The abuses to this NOTICE are unlimited. Since the FAA ties its ASI’s hands with NOTICE 8900.643, the operator is free to exploit the advantages. The inability of the FAA to control this aspect of a commercial pilot certification means the operator can pursue, with little to no restriction, what’s best in terms of saving money, time or the building of a pilot’s flight hours.
Let’s look at how an airline can abuse a NOTICE similar to this. When an airline conducts qualifying flights for Extended Twin-engine Operations (ETOPS) over water, the airline must prove that the aircraft can perform in real life scenarios in real time and that the airline’s procedures must compensate for such unexpected issues; the FAA gives them scenarios that give the airline opportunities to prove their ETOPS program works, e.g. an engine-out scenario. In order to save time and money, the FAA might approve – through a Notice – the airline to perform the engine-out scenario … using a flight simulator, as opposed to an actual aircraft. Don’t be fooled, this scenario doesn’t exist now, but it is coming where simulators will substitute for actual qualifying flights. Flight simulator time is already counted as actual flight time, as it should be for pilot training in unique scenarios that cannot be duplicated safely, e.g. wind shear (Delta 191) or complete hydraulic system failure (United 232). How long before the change is made where the focus is to save money instead of lives?
For NOTICE 8900.463, the frustrating fact is that there are alternate ways for approving the use of non-complex aircraft in place of complex aircraft: apply for exemptions. This would guarantee that the FAA ASI remains an important part of the decision-making process of non-complex versus complex. The FAA ASI is not so rigid as to ignore the logic of a good argument, especially when supported by tangible data showing the substitute aircraft will work. In the same respect, the FAA ASI can prevent any abuse of NOTICE 8900.463 by its inclusion in the decisions to use non-complex versus complex.

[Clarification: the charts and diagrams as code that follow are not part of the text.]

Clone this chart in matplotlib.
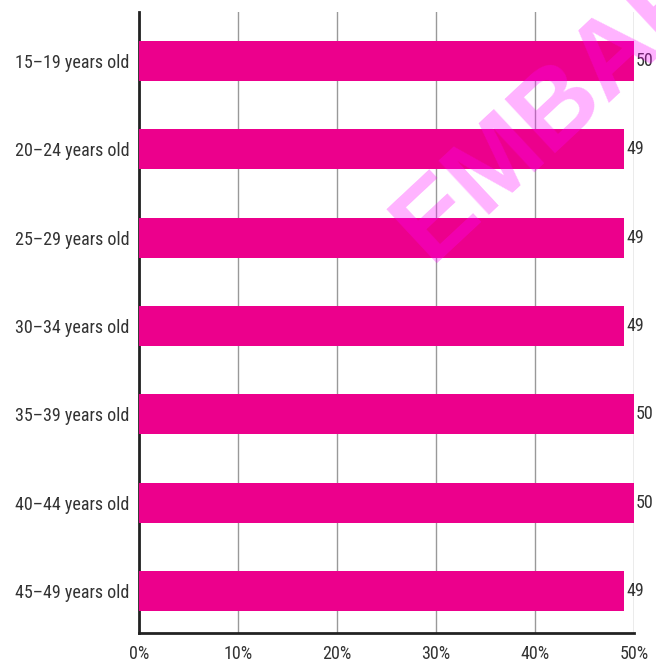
import matplotlib
matplotlib.use('Agg')
import matplotlib.pyplot as plt

plt.rcParams['font.family'] = ['Roboto Condensed', 'DejaVu Sans']

# Daten
age_groups = ['15–19 years old', '20–24 years old', '25–29 years old', '30–34 years old',
              '35–39 years old', '40–44 years old', '45–49 years old']
shares = [50, 49, 49, 49, 50, 50, 49]
x_ticks = [0, 10, 20, 30, 40, 50]
x_tick_labels = ['0%', '10%', '20%', '30%', '40%', '50%']

bar_color = '#EC008C'
text_color = '#333333'

fig = plt.figure(figsize=(6.56, 6.62), dpi=100)
ax = fig.add_axes([139/656, 29/662, 495/656, 621/662])

y = list(range(len(age_groups)))
ax.barh(y, shares, height=0.453, color=bar_color, zorder=3)

# Werte rechts neben den Balken
for yi, v in zip(y, shares):
    ax.text(v + 0.2, yi, f'{v}', va='center', ha='left', fontsize=13, color=text_color, zorder=4)

ax.set_xlim(0, 50)
ax.set_ylim(6.476, -0.555)
ax.set_xticks(x_ticks)
ax.set_xticklabels(x_tick_labels)
ax.set_yticks(y)
ax.set_yticklabels(age_groups)
ax.tick_params(axis='both', length=0, labelsize=13, labelcolor=text_color)
ax.tick_params(axis='x', pad=8.5)
ax.tick_params(axis='y', pad=7)

# Gitterlinien
ax.grid(axis='x', color='#999999', linewidth=1, zorder=0)
ax.set_axisbelow(True)

for s in ['top', 'right']:
    ax.spines[s].set_visible(False)
ax.spines['left'].set_linewidth(2)
ax.spines['bottom'].set_linewidth(2)
ax.spines['left'].set_color('#222222')
ax.spines['bottom'].set_color('#222222')

# Wasserzeichen
fig.text(430/656, (662-263)/662, 'EMBARGO', fontsize=78, fontweight='bold',
         family=['Liberation Sans', 'DejaVu Sans'], color='#FF00FF', alpha=0.3,
         rotation=43, rotation_mode='anchor', ha='left', va='baseline', zorder=10)

fig.savefig('out.png', dpi=100)
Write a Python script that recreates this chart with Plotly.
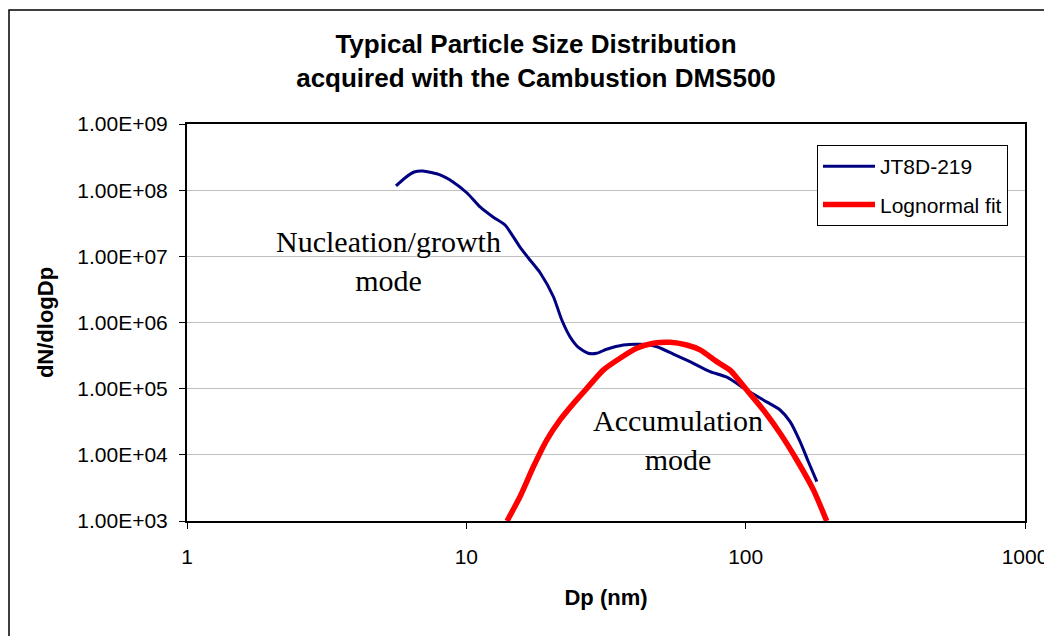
import plotly.graph_objects as go

# Measured size distribution (JT8D-219)
dp_meas = [5.60, 6.03, 6.50, 7.00, 8.05, 8.96, 10.06, 11.2, 12.46, 13.76, 15.56, 16.9, 18.4,
           20.5, 21.97, 23.5, 25.2, 27.3, 29.3, 31.8, 36.5, 41.9, 48.1, 55.1, 63.2, 74.6,
           85.6, 100.9, 115.7, 132.8, 144.2, 156.6, 167.7, 179.8]
n_meas = [1.16e8, 1.53e8, 1.88e8, 1.95e8, 1.70e8, 1.33e8, 9.06e7, 5.57e7, 3.93e7, 2.98e7,
          1.38e7, 8.8e6, 5.6e6, 2.45e6, 1.09e6, 6.1e5, 4.2e5, 3.43e5, 3.43e5, 3.94e5,
          4.57e5, 4.69e5, 4.31e5, 3.34e5, 2.56e5, 1.81e5, 1.49e5, 9.55e4, 6.74e4, 4.76e4,
          3.17e4, 1.58e4, 7.87e3, 3.93e3]

# Lognormal fit (accumulation mode)
dp_fit = [13.99, 15.56, 17.38, 19.4, 21.65, 24.2, 27.0, 30.9, 35.5, 40.7, 46.7, 53.6, 61.5,
          68.7, 78.8, 87.9, 100.9, 115.7, 132.8, 152.4, 174.8, 195.0]
n_fit = [1.0e3, 2.33e3, 6.6e3, 1.67e4, 3.37e4, 6.0e4, 1.01e5, 1.91e5, 2.88e5, 4.07e5, 4.85e5,
         5.02e5, 4.57e5, 3.85e5, 2.56e5, 1.91e5, 9.55e4, 4.76e4, 2.12e4, 8.36e3, 2.95e3, 1.0e3]

x_ticks = [1, 10, 100, 1000]
x_ticktext = ["1", "10", "100", "1000"]
y_ticks = [1e3, 1e4, 1e5, 1e6, 1e7, 1e8, 1e9]
y_ticktext = ["1.00E+03", "1.00E+04", "1.00E+05", "1.00E+06", "1.00E+07", "1.00E+08", "1.00E+09"]

FONT = "Liberation Sans"

fig = go.Figure()
fig.add_trace(go.Scatter(x=dp_meas, y=n_meas, mode="lines", name="JT8D-219",
                         line=dict(color="#000080", width=3, shape="spline", smoothing=0.6),
                         legendgroup="a"))
fig.add_trace(go.Scatter(x=dp_fit, y=n_fit, mode="lines", name="Lognormal fit",
                         line=dict(color="#FF0000", width=5.5, shape="spline", smoothing=0.6),
                         legendgroup="b"))

fig.update_layout(
    width=1044, height=636,
    margin=dict(l=187, r=19, t=124, b=115),
    paper_bgcolor="white", plot_bgcolor="white",
    font=dict(family=FONT, color="black"),
    title=dict(text="Typical Particle Size Distribution<br>acquired with the Cambustion DMS500",
               font=dict(family=FONT, size=26, weight="bold", color="black"),
               x=536 / 1044, xanchor="center", xref="container",
               y=1 - 53 / 636, yanchor="top", yref="container", automargin=False),
    xaxis=dict(type="log", range=[0, 3], tickvals=x_ticks, ticktext=x_ticktext,
               showgrid=False, zeroline=False, showline=True, linecolor="black", linewidth=2,
               mirror=True, ticks="outside", ticklen=6, tickcolor="black",
               tickfont=dict(family=FONT, size=21, color="black"), ticklabelstandoff=10,
               ticklabeloverflow="allow", automargin=False,
               title=dict(text="Dp (nm)", font=dict(family=FONT, size=22, weight="bold"),
                          standoff=22)),
    yaxis=dict(type="log", range=[3, 9], tickvals=y_ticks, ticktext=y_ticktext,
               showgrid=True, gridcolor="#C0C0C0", gridwidth=1, zeroline=False,
               showline=True, linecolor="black", linewidth=2, mirror=True,
               ticks="outside", ticklen=6, tickcolor="black",
               tickfont=dict(family=FONT, size=21, color="black"), ticklabelstandoff=7,
               automargin=False,
               title=dict(text="dN/dlogDp", font=dict(family=FONT, size=22, weight="bold"),
                          standoff=18)),
    legend=dict(x=(817 - 187) / 838, y=(521 - 145) / 397, xanchor="left", yanchor="top",
                bgcolor="white", bordercolor="black", borderwidth=1,
                font=dict(family=FONT, size=21, color="black"),
                itemwidth=52, tracegroupgap=8, traceorder="grouped"),
    showlegend=True,
)

fig.add_annotation(x=0.7197, y=6.93, xref="x", yref="y",
                   text="Nucleation/growth<br>mode", showarrow=False,
                   font=dict(family="Liberation Serif", size=30, color="black"))
fig.add_annotation(x=1.758, y=4.23, xref="x", yref="y",
                   text="Accumulation<br>mode", showarrow=False,
                   font=dict(family="Liberation Serif", size=30, color="black"))

# outer chart border
fig.add_shape(type="rect", xref="paper", yref="paper",
              x0=(9 - 187) / 838, x1=(1070 - 187) / 838,
              y0=(521 - 650) / 397, y1=(521 - 10) / 397,
              line=dict(color="black", width=1.5), fillcolor="rgba(0,0,0,0)", layer="below")

fig.write_html("out.html")
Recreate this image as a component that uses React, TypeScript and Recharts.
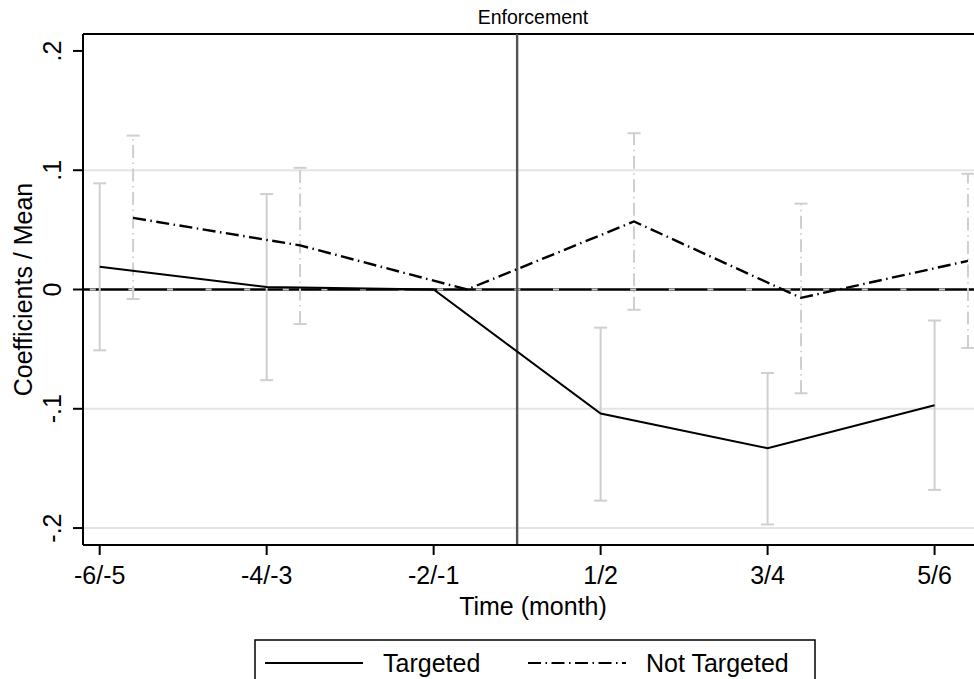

When the FAA makes decisions based on financial or empathetic reasons – as opposed to fact-based – it is time to worry. A Notice is meant to, in cases like this, give certain parts of the aviation industry relief from the rigidity of the Regulations. The CFRs are hard to change for very good reasons; they often take a minimum of three years and three million dollars per rule change (not accounting for inflation). If the regulations were easily rewritable then inexperienced and/or self-serving individuals would be making safety-sensitive decisions based on compassion, not fact; financial reason, not fact.
The few changes made in the wake of Colgan 3407 were made in compassion, not fact. These empathetic changes resulted in ineffectual adjustments and short-term benefits. Furthermore, making decisions based on compassion puts the aviation industry – all the aviation industry – into chaos. Compassion has no place in safety; financial relief has no place in safety.
FAA Notices and other FAA policy letters, e.g. NOTICE 8900.463, certainly are the pebbles that begin an avalanche. The consequences are undetectable at first, but the repercussions are long-term, growing and widening their effect, like the ripples in a pond. Metaphors aside, this type of spontaneous regulating will prove questionable, leading to disastrous, in the future. The aviation industry demands definitive regulation, not ambiguous placation.